Afghanistan President Hamid Karzai has signed a law which "legalises" rape, women's groups and the United Nations warn.
Critics claim that Karzai helped rush the bill through parliament in a bid to appease Islamic fundamentalists ahead of elections in August.
In a massive blow for women's rights, the new Shia Family Law negates the need for sexual consent between married couples, tacitly approves child marriage and restricts a woman's right to leave the home, according to UN papers seen by The Independent.
"It is one of the worst bills passed by the parliament this century," fumed Shinkai Karokhail, a woman MP who campaigned against the legislation.

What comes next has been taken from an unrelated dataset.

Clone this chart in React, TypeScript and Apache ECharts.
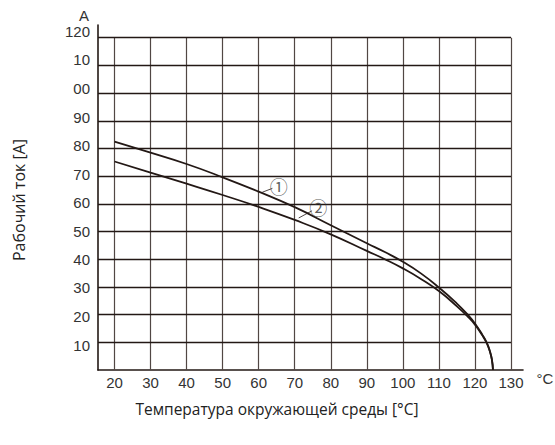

"It is totally against women's rights. This law makes women more vulnerable," she added.
The law regulates personal matters like marriage, divorce, inheritance and sexual relations among Afghanistan's minority Shia community.
"It's about votes. Karzai is in a hurry to appease the Shia because the elections are on the way," Karokhail said.
The provisions are reminiscent of the hardline Taliban regime, which banned women from leaving their homes without a male relative.
But in a sign of Afghanistan's faltering steps towards gender equality, politicians who opposed it have been threatened.
The bill lay dormant for more than a year, but in February it was rushed through parliament as President Karzai sought allies in a constitutional row over the upcoming election.